After we returned home I was still catching up on the entries from the trip so I continued to write a synopsis each morning about the previous day, a practice I continue today that has allowed me to be consistent in my journaling. 

Over time I added, to my time capsules, lettering to my entries and at the end of each month a timeline recap. In the spring of 2020 I discovered nature journaling and began taking photos with my phone of the changing world and then using them as reference to sketch directly into my time capsule adding color with colored pencils. I would use the sketchbooks for watercolor sketches that I would then paste into the time capsule.  

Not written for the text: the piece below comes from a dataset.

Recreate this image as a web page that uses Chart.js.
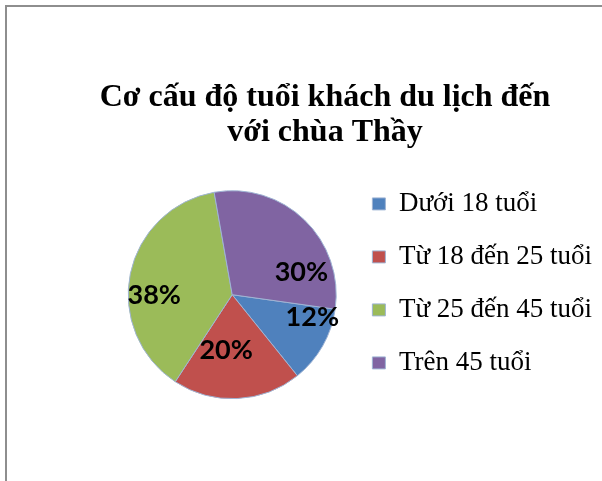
<!DOCTYPE html>
<html>
<head>
<meta charset="utf-8">
<script src="https://cdn.jsdelivr.net/npm/chart.js@4.4.1/dist/chart.umd.min.js"></script>
<style>
  html, body { margin: 0; padding: 0; background: #fff; }
  #frame { position: absolute; left: 5px; top: 5px; width: 600px; height: 480px;
           border-left: 2px solid #8e8e8e; border-top: 2px solid #8e8e8e; box-sizing: border-box; }
  #wrap { position: absolute; left: 0; top: 0; width: 602px; height: 481px; }
</style>
</head>
<body>
<div id="frame"></div>
<div id="wrap"><canvas id="c" width="602" height="481"></canvas></div>
<script>
const titleLines = ['Cơ cấu độ tuổi khách du lịch đến', 'với chùa Thầy'];
const categories = ['Dưới 18 tuổi', 'Từ 18 đến 25 tuổi', 'Từ 25 đến 45 tuổi', 'Trên 45 tuổi'];
const shares = [12, 20, 38, 30];
const sliceColors = ['#4F81BD', '#C0504D', '#9BBB59', '#8064A2'];

// percentage labels placed from each arc's own geometry
const pctLabels = {
  id: 'pctLabels',
  afterDatasetsDraw(chart, args, opts) {
    const meta = chart.getDatasetMeta(0);
    const ctx = chart.ctx;
    ctx.save();
    ctx.font = opts.font;
    ctx.fillStyle = opts.color;
    ctx.textAlign = 'center';
    ctx.textBaseline = 'middle';
    meta.data.forEach((arc, i) => {
      const p = arc.getProps(['x', 'y', 'startAngle', 'endAngle', 'outerRadius'], true);
      const n = opts.nudges[i] || [0, 0.7];
      const a = (p.startAngle + p.endAngle) / 2 + n[0] * Math.PI / 180;
      const r = p.outerRadius * n[1];
      ctx.fillText(shares[i] + '%', p.x + Math.cos(a) * r, p.y + Math.sin(a) * r);
    });
    ctx.restore();
  }
};

// the title is centred over the whole frame, not over the pie+legend split
const titleShift = {
  id: 'titleShift',
  afterLayout(chart, args, opts) {
    const t = chart.titleBlock;
    if (t) { t.left += opts.dx; t.right += opts.dx; }
  }
};

const baseLabels = Chart.overrides.pie.plugins.legend.labels.generateLabels;

new Chart(document.getElementById('c'), {
  type: 'pie',
  data: {
    labels: categories,
    datasets: [{
      data: shares,
      backgroundColor: sliceColors,
      borderColor: '#9fb4d4',
      borderWidth: 1
    }]
  },
  options: {
    responsive: false,
    animation: false,
    rotation: 98,
    radius: 104,
    layout: { padding: { left: 98, right: 0, top: 80, bottom: 76 } },
    plugins: {
      title: {
        display: true,
        text: titleLines,
        color: '#000',
        font: { family: '"Liberation Serif", "Times New Roman", serif', size: 32, weight: 'bold', lineHeight: 1.1 },
        padding: { top: 0, bottom: 34 }
      },
      legend: {
        position: 'right',
        align: 'start',
        fullSize: false,
        labels: {
          color: '#000',
          boxWidth: 13,
          boxHeight: 12,
          padding: 6,
          font: { family: '"Liberation Serif", "Times New Roman", serif', size: 27, lineHeight: 1.7407 },
          generateLabels(chart) {
            return baseLabels(chart).map(it => Object.assign(it, { text: [it.text] }));
          }
        }
      },
      tooltip: { enabled: false },
      titleShift: { dx: -25 },
      pctLabels: {
        font: 'bold 27px Lato, "Open Sans", sans-serif',
        color: '#000',
        nudges: [[-14, 0.8], [9, 0.54], [-12, 0.75], [28, 0.70]]
      }
    }
  },
  plugins: [pctLabels, titleShift]
});
</script>
</body>
</html>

My chronicling of life is constantly evolving and I have drawn from many different journaling techniques over the years, pulling out the things that work best for me and ignoring the ones that did not.  I have gone from completely disorganized to over-complicated and still-disorganized to the spot that works best for me and what I am trying to accomplish. I have learned that numbering your pages and labeling everything are two of the most important things I can do to stay organized. I have symbols to put next to entries and a reference system so that I can find an idea in the proper notebook when I want to look something up or write an essay. I use a program called Evernote to keep an idea index of essays, quotes, poems, and many other things as well as a PDF copy of each notebook and time capsule. 

Over the years this process has taught me about myself not only through the words I’ve written but also through the trial and error of finding the proper flow for chronicling life in daily writing. Most important it has helped me to understand what really matters.